Eli doesn’t quite grasp the idea that Santa is watching at all times, she said.

“He’s very smart, but he’s also very stubborn. You hear about the terrible 2s, but I think 3 is harder in some ways,” she said.

Having a visual in the home to remind him to mind his manners would help a lot, she said.

She’s deterred, however, by the price. The Elf on the Shelf retails for about $30.

Good parents, good kids?

True, Christmas doesn’t always go according to plan.

Bonnie Lew, however, is a firm believer in its magic.

“But it has to be done the right way,” said Lew, who teaches 3- and 4-year-olds in the Tinley Park Park District’s Tot Time program.

“You have to present Santa and the Elf in a positive way,” she said. “Santa is watching for all the wonderful things little boys and girls do to help their moms and dads. Emphasize that he’s keeping tabs on good behavior, not bad.”

Carol Morrison, executive director of the Family Development Center at Governors State University, said this time of year can be very challenging for parents. Time constraints and limited resources can make mincemeat out of high expectations.

Children learn very quickly that threats often are empty.

“In order for a threat to work, a parent has to be prepared to follow through,” Morrison said. Few kids wake up to actually find coal on Christmas morning.

“It’s a lot harder nowadays for parents,” she said. “A lot of marketing is aimed at kids. Parents really need to limit TV and tell kids not to set their expectations too high.”

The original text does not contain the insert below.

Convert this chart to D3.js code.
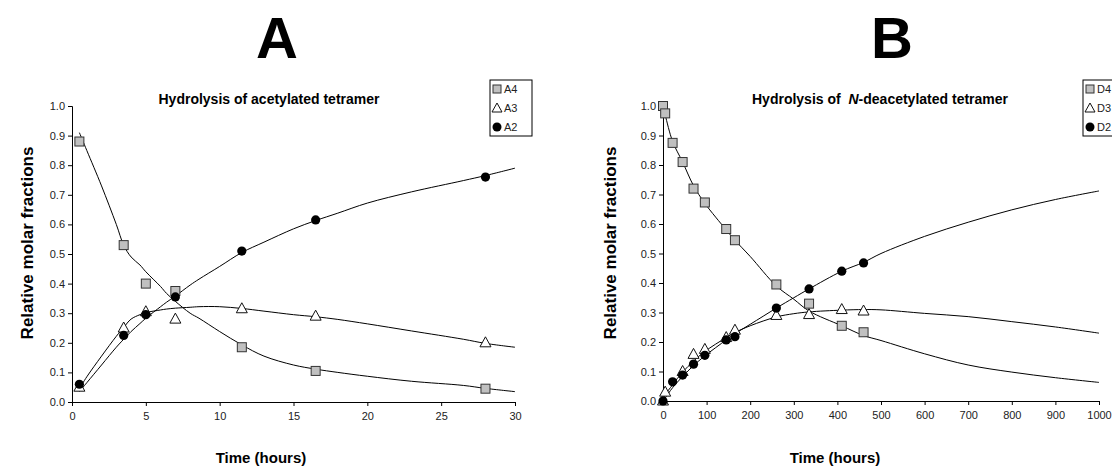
<!DOCTYPE html>
<html>
<head>
<meta charset="utf-8">
<script src="https://cdn.jsdelivr.net/npm/d3@7/dist/d3.min.js"></script>
<style>
  html, body { margin: 0; padding: 0; background: #fff; }
  svg { display: block; font-family: "Liberation Sans", Arial, Helvetica, sans-serif; }
</style>
</head>
<body>
<svg id="figure" width="1112" height="468"></svg>
<script>
// ---- Panel A: hydrolysis of acetylated tetramer (time in hours) ----
const timeA = [0.5, 3.5, 5, 7, 11.5, 16.5, 28];
const fracA4 = [0.88, 0.53, 0.40, 0.375, 0.185, 0.105, 0.045];
const fracA3 = [0.05, 0.25, 0.305, 0.28, 0.315, 0.29, 0.20];
const fracA2 = [0.06, 0.225, 0.295, 0.355, 0.51, 0.615, 0.76];

// model curves for panel A
const fitTimeA = [0.5, 1, 2, 3, 3.5, 4, 4.6, 5, 6, 6.4, 7, 8, 8.6, 10, 11.5, 13, 15, 16.5, 18, 20, 23, 26.5, 28, 30];
const fitA4 = [0.91, 0.85, 0.73, 0.60, 0.53, 0.49, 0.463, 0.44, 0.39, 0.367, 0.34, 0.30, 0.283, 0.238, 0.193, 0.155, 0.125, 0.111, 0.10, 0.087, 0.07, 0.056, 0.046, 0.035];
const fitA3 = [0.045, 0.085, 0.155, 0.222, 0.252, 0.28, 0.295, 0.302, 0.311, 0.314, 0.317, 0.32, 0.322, 0.322, 0.316, 0.307, 0.295, 0.288, 0.279, 0.264, 0.24, 0.212, 0.198, 0.185];
const fitA2 = [0.035, 0.065, 0.125, 0.185, 0.212, 0.238, 0.265, 0.283, 0.322, 0.337, 0.358, 0.395, 0.415, 0.458, 0.505, 0.54, 0.585, 0.613, 0.638, 0.672, 0.71, 0.748, 0.765, 0.79];

// ---- Panel B: hydrolysis of N-deacetylated tetramer (time in hours) ----
const timeB4 = [0, 5, 22, 45, 70, 96, 145, 165, 260, 335, 410, 460];
const fracD4 = [1.0, 0.975, 0.875, 0.81, 0.72, 0.673, 0.583, 0.545, 0.395, 0.33, 0.255, 0.233];
const timeB3 = [0, 5, 45, 70, 96, 145, 165, 260, 335, 410, 460];
const fracD3 = [0.0, 0.03, 0.10, 0.158, 0.175, 0.215, 0.24, 0.29, 0.293, 0.31, 0.305];
const timeB2 = [0, 22, 45, 70, 96, 145, 165, 260, 335, 410, 460];
const fracD2 = [0.0, 0.065, 0.088, 0.125, 0.155, 0.207, 0.218, 0.315, 0.38, 0.44, 0.468];

// model curves for panel B
const fitTimeB = [0, 5, 22, 45, 70, 96, 145, 165, 200, 260, 300, 335, 410, 460, 500, 600, 700, 800, 900, 1000];
const fitD4 = [1.0, 0.97, 0.88, 0.81, 0.73, 0.67, 0.58, 0.545, 0.49, 0.39, 0.345, 0.305, 0.255, 0.222, 0.205, 0.16, 0.122, 0.098, 0.079, 0.063];
const fitD3 = [0.0, 0.02, 0.055, 0.098, 0.135, 0.168, 0.215, 0.232, 0.255, 0.285, 0.296, 0.302, 0.308, 0.31, 0.309, 0.297, 0.286, 0.269, 0.251, 0.23];
const fitD2 = [0.0, 0.01, 0.045, 0.083, 0.12, 0.153, 0.207, 0.228, 0.26, 0.315, 0.35, 0.38, 0.44, 0.47, 0.5, 0.558, 0.606, 0.648, 0.683, 0.712];

const yTicks = [0, 0.1, 0.2, 0.3, 0.4, 0.5, 0.6, 0.7, 0.8, 0.9, 1.0];
const xTicksA = [0, 5, 10, 15, 20, 25, 30];
const xTicksB = [0, 100, 200, 300, 400, 500, 600, 700, 800, 900, 1000];

const svg = d3.select("#figure");

function marker(g, kind, x, y) {
  if (kind === "square") {
    g.append("rect").attr("x", x - 4.5).attr("y", y - 4.5).attr("width", 9).attr("height", 9)
      .attr("fill", "#c0c0c0").attr("stroke", "#333").attr("stroke-width", 1);
  } else if (kind === "triangle") {
    g.append("path").attr("d", `M${x},${y - 6}L${x + 5.5},${y + 4}L${x - 5.5},${y + 4}Z`)
      .attr("fill", "#fff").attr("stroke", "#111").attr("stroke-width", 1);
  } else {
    g.append("circle").attr("cx", x).attr("cy", y).attr("r", 4.6).attr("fill", "#000");
  }
}

function panel(p) {
  const x = d3.scaleLinear().domain(p.xDomain).range(p.xRange);
  const y = d3.scaleLinear().domain([0, 1]).range([p.yBottom, p.yTop]);
  const g = svg.append("g");

  // axes
  const yAxis = d3.axisLeft(y).tickValues(yTicks).tickFormat(d3.format(".1f")).tickSize(4).tickPadding(3);
  const xAxis = d3.axisBottom(x).tickValues(p.xTicks).tickFormat(d3.format("d")).tickSize(4).tickPadding(6);
  const ya = g.append("g").attr("transform", `translate(${p.xRange[0]},0)`).call(yAxis);
  const xa = g.append("g").attr("transform", `translate(0,${p.yBottom})`).call(xAxis);
  [ya, xa].forEach(a => {
    a.select(".domain").attr("stroke", "#000");
    a.selectAll(".tick line").attr("stroke", "#000");
    a.selectAll("text").attr("font-size", 11).attr("fill", "#222")
      .attr("font-family", "'Liberation Sans', Arial, sans-serif");
  });

  // fitted curves
  const line = d3.line().x(d => x(d[0])).y(d => y(d[1])).curve(d3.curveCatmullRom.alpha(0.5));
  p.fits.forEach(f => {
    g.append("path").datum(d3.zip(f.t, f.v)).attr("d", line)
      .attr("fill", "none").attr("stroke", "#000").attr("stroke-width", 1);
  });

  // measured points
  p.series.forEach(s => {
    s.t.forEach((t, i) => marker(g, s.kind, x(t), y(s.v[i])));
  });

  // big panel letter
  g.append("text").attr("x", p.letterX).attr("y", 58).attr("text-anchor", "middle")
    .attr("font-size", 58).attr("font-weight", "bold").text(p.letter);

  // axis titles
  g.append("text").attr("transform", `translate(${p.yTitleX},243) rotate(-90)`)
    .attr("text-anchor", "middle").attr("dy", "0.35em")
    .attr("font-size", 17).attr("font-weight", "bold").text("Relative molar fractions");
  g.append("text").attr("x", p.xTitleX).attr("y", 463).attr("text-anchor", "middle")
    .attr("font-size", 15).attr("font-weight", "bold").text("Time (hours)");

  // legend
  const lg = g.append("g").attr("transform", `translate(${p.legendX},80)`);
  lg.append("rect").attr("width", 42).attr("height", 56).attr("fill", "#fff").attr("stroke", "#000").attr("stroke-width", 1);
  p.series.forEach((s, i) => {
    const cy = 9 + i * 19;
    const k = lg.append("g");
    if (s.kind === "square") {
      k.append("rect").attr("x", 3).attr("y", cy - 4).attr("width", 8).attr("height", 8)
        .attr("fill", "#c0c0c0").attr("stroke", "#333");
    } else if (s.kind === "triangle") {
      k.append("path").attr("d", `M7,${cy - 5}L12,${cy + 4}L2,${cy + 4}Z`).attr("fill", "#fff").attr("stroke", "#111");
    } else {
      k.append("circle").attr("cx", 7).attr("cy", cy).attr("r", 4.5).attr("fill", "#000");
    }
    lg.append("text").attr("x", 14).attr("y", cy + 4).attr("font-size", 11).attr("fill", "#222").text(s.name);
  });

  return g;
}

const gA = panel({
  letter: "A", letterX: 277,
  xDomain: [0, 30], xRange: [72, 515], yBottom: 402, yTop: 106, xTicks: xTicksA,
  yTitleX: 27, xTitleX: 261, legendX: 490,
  fits: [{ t: fitTimeA, v: fitA4 }, { t: fitTimeA, v: fitA3 }, { t: fitTimeA, v: fitA2 }],
  series: [
    { name: "A4", kind: "square", t: timeA, v: fracA4 },
    { name: "A3", kind: "triangle", t: timeA, v: fracA3 },
    { name: "A2", kind: "circle", t: timeA, v: fracA2 }
  ]
});
gA.append("text").attr("x", 269).attr("y", 104).attr("text-anchor", "middle")
  .attr("font-size", 14).attr("font-weight", "bold").text("Hydrolysis of acetylated tetramer");

const gB = panel({
  letter: "B", letterX: 892,
  xDomain: [0, 1000], xRange: [663, 1099], yBottom: 401, yTop: 106, xTicks: xTicksB,
  yTitleX: 610, xTitleX: 835, legendX: 1083,
  fits: [{ t: fitTimeB, v: fitD4 }, { t: fitTimeB, v: fitD3 }, { t: fitTimeB, v: fitD2 }],
  series: [
    { name: "D4", kind: "square", t: timeB4, v: fracD4 },
    { name: "D3", kind: "triangle", t: timeB3, v: fracD3 },
    { name: "D2", kind: "circle", t: timeB2, v: fracD2 }
  ]
});
const subB = gB.append("text").attr("x", 880).attr("y", 104).attr("text-anchor", "middle")
  .attr("font-size", 14).attr("font-weight", "bold");
subB.append("tspan").text("Hydrolysis of\u00a0\u00a0");
subB.append("tspan").attr("font-style", "italic").text("N");
subB.append("tspan").text("-deacetylated tetramer");
</script>
</body>
</html>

She reminds parents that the most effective parenting method is what experts call “authoritative.” They set strict, clear rules, always follow through but in a loving way, and the punishment fits the crime. You spill the milk, you clean it up.

By contrast, she said, the most ineffective style of parenting is known as “authoritarian,” which is also very strict but uses lots of threats and lots of punishment that often doesn’t make sense to the child. You spill the milk, you end up in timeout. This style, in the long run, she said, leads to turbulent teen years.

Her advice for getting through the next few weeks is, “As much as possible, keep kids on a regular schedule.”

Be aware that children can be just as stressed by the jump in activity, sugar and expectations as adults can be, she said.

“I personally don’t think it’s good to give kids everything,” she said. ”Don’t over-promise. If you can’t deliver an iPad, don’t promise one.”

Instead, teach them how to save for something they want. And teach them what kindness and compassion mean, she said.

Use Santa and the Elf in subtle, nonthreatening ways to reinforce desirable behavior.

And, if all goes well, peace will reign. At least until naptime.